The Dave Robicheaux of this first book is an asshole. There's no beating around the bush about that. He confronts people even when he knows better, dismisses people who can help him, and is basically just an annoying dick. Not all the time, but most of the time. 

The mystery in The Neon Rain isn't very compelling, another detrimental weakness. There's nothing original about it and if it you think it feels a like something you might have seen on Miami Vice you'd be forgiven. It's also not plotted very well. You can see where it's going all of the time, mostly because you've seen it before. 

The villains aren't very compelling either. They are mostly cookie-cutter mid-eighties-style Central American drug lords, ex-government spooks, and central-casting Mafiosi. Only some sharp dialogue keeps them from being completely forgettable. 

On the other hand, it is interesting to see Burke beginning to chart out how the series will develop. American involvement in Central America is what propels events in The Neon Rain.

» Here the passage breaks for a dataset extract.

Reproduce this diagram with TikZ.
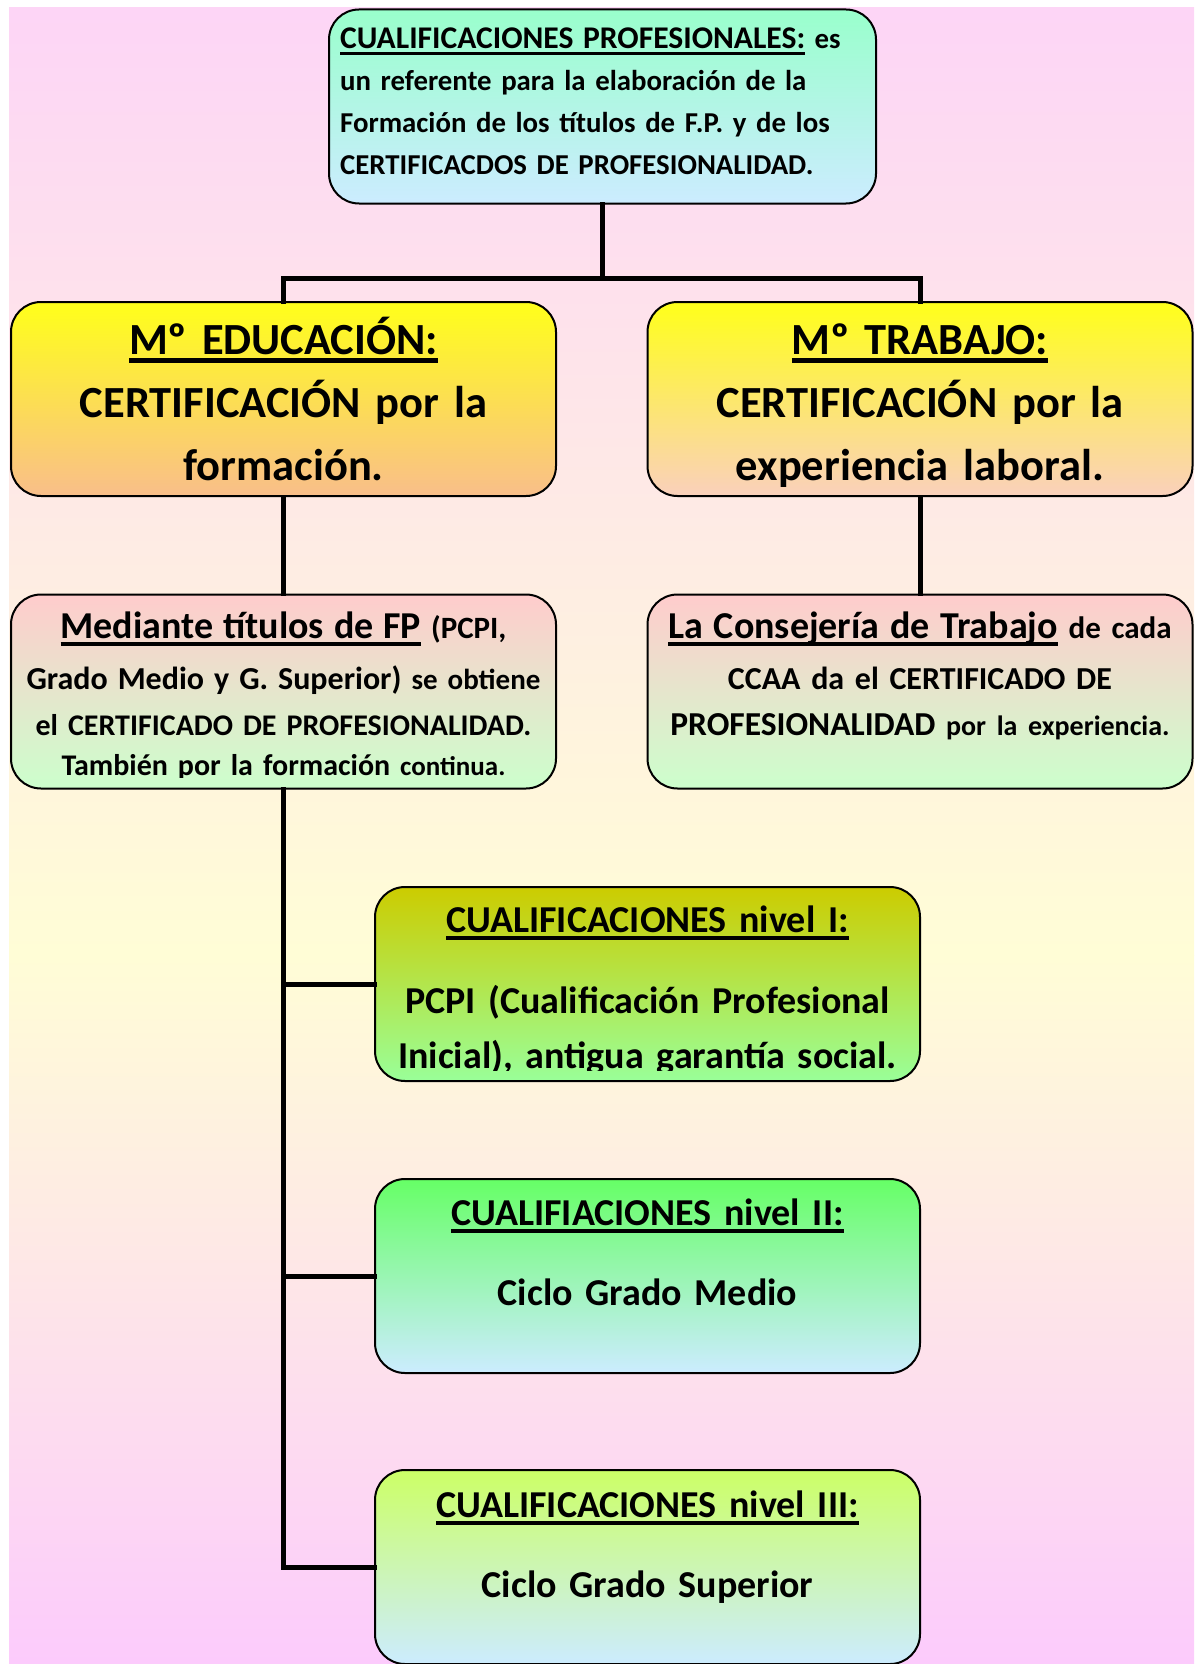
\documentclass[tikz,border=0pt]{standalone}
\usepackage{fontspec}
\setmainfont{Carlito}
\definecolor{fondoa}{HTML}{FDD5F6}
\definecolor{fondob}{HTML}{FFFDD6}
\definecolor{fondoc}{HTML}{FCCBFC}
\definecolor{menta}{HTML}{99FFCC}
\definecolor{celeste}{HTML}{CCECFF}
\definecolor{amarillo}{HTML}{FFFF1A}
\definecolor{naranja}{HTML}{F9BE8A}
\definecolor{melocoton}{HTML}{FAD0BC}
\definecolor{rosa}{HTML}{FFCCCC}
\definecolor{verdeclaro}{HTML}{CCFFCC}
\definecolor{oliva}{HTML}{CCCC00}
\definecolor{verde}{HTML}{99FF99}
\definecolor{verdevivo}{HTML}{66FF66}
\definecolor{lima}{HTML}{CCFF66}
\tikzset{
  every picture/.style={line join=round, line cap=round},
  caja/.style={draw=black, line width=2pt, rounded corners=30pt, inner sep=0pt,
    minimum width=545pt, minimum height=194pt},
  texto/.style={inner sep=0pt, anchor=base, align=center, text width=540pt},
  linea/.style={line width=5pt, line join=miter, line cap=rect},
}
% subrayado grueso
\newcommand\subr[1]{\setbox0\hbox{#1}\rlap{\rule[-0.2em]{\wd0}{0.1em}}\box0\relax}
\newcommand\tam[1]{\fontsize{#1}{46}\selectfont}

\begin{document}
\begin{tikzpicture}[x=1pt,y=-1pt,font=\bfseries]
\useasboundingbox (0,0) rectangle (1194,1664);
\fill[white] (0,0) rectangle (1194,1664);
\fill[top color=fondoa, bottom color=fondob] (9,8) rectangle (1194,955);
\fill[top color=fondob, bottom color=fondoc] (9,955) rectangle (1194,1664);

% cajas
\node[caja, top color=menta, bottom color=celeste, minimum width=547pt] (top) at (602.5,106.5) {};
\node[caja, top color=amarillo, bottom color=naranja] (edu) at (283.5,399) {};
\node[caja, top color=amarillo, bottom color=melocoton] (trab) at (920,399) {};
\node[caja, top color=rosa, bottom color=verdeclaro] (medi) at (283.5,691.5) {};
\node[caja, top color=rosa, bottom color=verdeclaro] (cons) at (920,691.5) {};
\node[caja, top color=oliva, bottom color=verde] (niv1) at (647.5,984) {};
\node[caja, top color=verdevivo, bottom color=celeste] (niv2) at (647.5,1276) {};
\node[caja, top color=lima, bottom color=celeste] (niv3) at (647.5,1567) {};

% conectores
\coordinate (bus) at (602.5,278);
\draw[linea] (top.south) -- (bus);
\draw[linea] (edu.north) |- (bus) -| (trab.north);
\draw[linea] (edu.south) -- (medi.north);
\draw[linea] (trab.south) -- (cons.north);
\draw[linea] (medi.south) |- (niv3.west);
\draw[linea] (medi.south |- niv1.west) -- (niv1.west);
\draw[linea] (medi.south |- niv2.west) -- (niv2.west);

% textos
\node[texto, anchor=base west, align=left, font=\bfseries\fontsize{28.8}{42}\selectfont] (top-t) at (340,49)
  {{\fontsize{31.6}{42}\selectfont\subr{CUALIFICACIONES PROFESIONALES:}} es\\ un referente para la elaboración de la\\
   Formación de los títulos de F.P. y de los\\ CERTIFICACDOS DE PROFESIONALIDAD.};
\node[texto, font=\bfseries\fontsize{44.5}{63}\selectfont] (edu-t) at (283.5,354)
  {\subr{Mº EDUCACIÓN:}\\ CERTIFICACIÓN por la\\ formación.};
\node[texto, font=\bfseries\fontsize{44.5}{63}\selectfont] (trab-t) at (920,354)
  {\subr{Mº TRABAJO:}\\ CERTIFICACIÓN por la\\ experiencia laboral.};
\begin{scope}
\clip (medi.north west) rectangle ([yshift=-2pt]medi.east |- 0,775);
\node[texto, font=\bfseries\tam{30}] (medi-t) at (283.5,638)
  {{\tam{38}\subr{Mediante títulos de FP}} {\tam{31}(PCPI,}\\[5pt]
   {\tam{32}Grado Medio y G. Superior)} {\tam{29}se obtiene}\\
   el CERTIFICADO DE PROFESIONALIDAD.\\[-6pt]
   También por la formación {\tam{27}continua.}};
\end{scope}
\node[texto, font=\bfseries\tam{32}] (cons-t) at (920,638)
  {{\tam{38}\subr{La Consejería de Trabajo}} {\tam{31}de cada}\\[5pt]
   CCAA da el CERTIFICADO DE\\
   {\tam{33.5}PROFESIONALIDAD} {\tam{28}por la experiencia.}};
\begin{scope}
\clip (niv1.north west) rectangle ([yshift=-2pt]niv1.east |- 0,1068);
\node[texto, font=\bfseries\fontsize{38}{55}\selectfont] (niv1-t) at (647.5,932)
  {\subr{CUALIFICACIONES nivel I:}\\[26pt] PCPI (Cualificación Profesional\\ Inicial), antigua garantía social.};
\end{scope}
\node[texto, font=\bfseries\fontsize{38}{80}\selectfont] (niv2-t) at (647.5,1225)
  {\subr{CUALIFIACIONES nivel II:}\\ Ciclo Grado Medio};
\node[texto, font=\bfseries\fontsize{38}{80}\selectfont] (niv3-t) at (647.5,1517)
  {\subr{CUALIFICACIONES nivel III:}\\ Ciclo Grado Superior};
\end{tikzpicture}
\end{document}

Robicheaux becomes convinced the dead woman he found while he was fishing was murdered, not just an overdose victime. His investigation leads him to a major drug dealer originally from Nicaragua. From there he finds himself threatened by a gang of assorted thugs from Nicaragua, Israel, and the CIA. 

This is something Burke will come back to time and time again in the later books. Someone is murdered, often a person of no consequence in polite society, and behind it are larger forces protected by wealth and power from justice. Confronting the sinister powers that be will become Robicheaux's 
raison d'être as the series progresses. There are also flashes of Robicheaux's Catholicism, a significant factor in propelling his unending drive for justice.

If you're going to read this series - and I heartily recommend you should - you have to start with this book. Robicheaux, obviously, is introduced, but there are also his crazed NOPD partner, Clete Purcell, and the angelic Annie. Despite the failings of the story and the weak villains, it's worth reading just to see where everything starts.